As shops open, the Lebanese army was deployed and barricades were put in
areas that witnessed bloody clashes in Tripoli to stave off any chances for violence to occur again, Al Arabiya correspondent reported.
The latest fighting in Tripoli between Sunni Muslims and Alawite co-religionists of Syrian President Bashar al-Assad came amid growing international concern about the potential for neighboring countries to be dragged into the conflict.
Sunni residents of the port city’s Bab al-Tebbaneh district exchanged machinegun and rocket fire with Alawite residents of the neighboring Jabal Mohsen district leaving three members of each community dead, the security official said.

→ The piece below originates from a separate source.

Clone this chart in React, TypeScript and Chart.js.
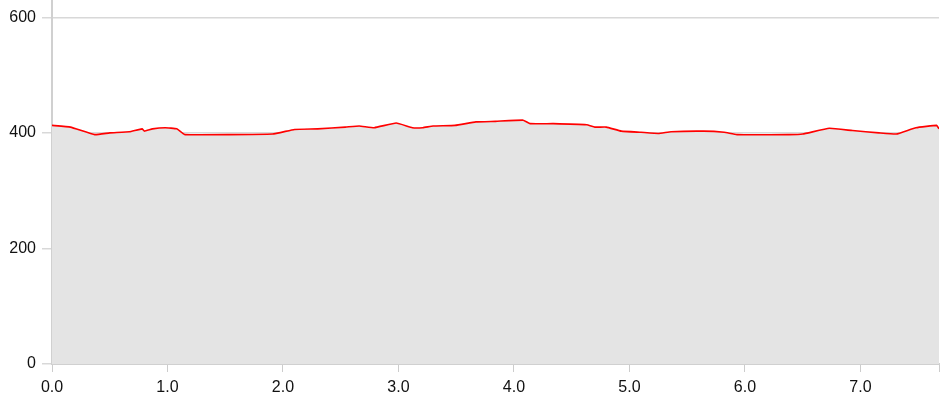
import React, { useEffect, useRef } from "react";
import { Chart, registerables } from "chart.js";

Chart.register(...registerables);

const distances = [0, 0.16, 0.37, 0.5, 0.67, 0.78, 0.8, 0.87, 0.98, 1.08, 1.15, 1.91, 2.1, 2.3, 2.54, 2.66, 2.79, 2.98, 3.12, 3.21, 3.3, 3.49, 3.67, 3.84, 4.08, 4.14, 4.34, 4.63, 4.7, 4.8, 4.93, 5.1, 5.25, 5.36, 5.64, 5.82, 5.93, 6.38, 6.5, 6.73, 6.93, 7.16, 7.31, 7.48, 7.66, 7.68];
const elevations = [413, 410, 397, 400, 402, 407, 403, 407, 409, 407, 397, 398, 406, 407, 410, 412, 409, 417, 409, 409, 412, 413, 419, 420, 422, 416, 416, 414, 410, 410, 403, 401, 399, 402, 403, 401, 397, 397, 398, 408, 404, 400, 398, 409, 413, 407];
const xTicks = [0, 1, 2, 3, 4, 5, 6, 7, 7.68];
const yTicks = [0, 200, 400, 600];
const X_MAX = 7.68;
const Y_MAX = 630;

export default function App() {
  const ref = useRef<HTMLCanvasElement | null>(null);
  useEffect(() => {
    document.body.style.margin = "0";
    const ctx = ref.current!;
    const font = { family: "'Liberation Sans', Arial, sans-serif", size: 16 };
    const chart = new Chart(ctx, {
      type: "line",
      data: {
        datasets: [
          {
            data: distances.map((d, i) => ({ x: d, y: elevations[i] })),
            borderColor: "#ff0000",
            borderWidth: 1.6,
            backgroundColor: "#e4e4e4",
            fill: "origin",
            pointRadius: 0,
            tension: 0.1,
          },
        ],
      },
      options: {
        animation: false,
        responsive: false,
        maintainAspectRatio: false,
        layout: { padding: { top: 0, right: 5, left: 0, bottom: 0 } },
        plugins: { legend: { display: false }, tooltip: { enabled: false } },
        scales: {
          x: {
            type: "linear",
            min: 0,
            max: X_MAX,
            afterBuildTicks: (s: any) => {
              s.ticks = xTicks.map((v) => ({ value: v }));
            },
            afterFit: (s: any) => {
              s.height = 33;
            },
            grid: { drawOnChartArea: false, drawTicks: true, tickLength: 8, color: "#cccccc", lineWidth: 1 },
            border: { color: "#d0d0d0", width: 2 },
            ticks: {
              font,
              color: "#111",
              padding: 6,
              maxRotation: 0,
              autoSkip: false,
              callback: (v: any) => (Number.isInteger(Number(v)) ? Number(v).toFixed(1) : ""),
            },
          },
          y: {
            type: "linear",
            min: 0,
            max: Y_MAX,
            afterBuildTicks: (s: any) => {
              s.ticks = yTicks.map((v) => ({ value: v }));
            },
            afterFit: (s: any) => {
              s.width = 52;
              s.paddingTop = 0;
              s.paddingBottom = 0;
            },
            grid: { color: "#d8d8d8", lineWidth: 1.5, drawTicks: true, tickLength: 10 },
            border: { color: "#d0d0d0", width: 2 },
            ticks: { font, color: "#111", padding: 6, callback: (v: any) => String(v) },
          },
        },
      },
    });
    return () => chart.destroy();
  }, []);
  return (
    <div style={{ width: 945, height: 397 }}>
      <canvas ref={ref} width={945} height={397} style={{ display: "block" }} />
    </div>
  );
}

The latest deaths brought the toll from fighting in the city since Tuesday to 19, including two children.
Longstanding tensions in Tripoli escalated when 22 Sunnis from the Tripoli area who had crossed into Syria to join the armed rebellion against Assad’s rule were ambushed by troops in the town of Tal Kalakh on November 30.
Damascus later agreed to repatriate the bodies at the request of the Lebanese foreign ministry, and on Sunday the corpses of three of the slain fighters were received at the Arida border crossing, a security source said.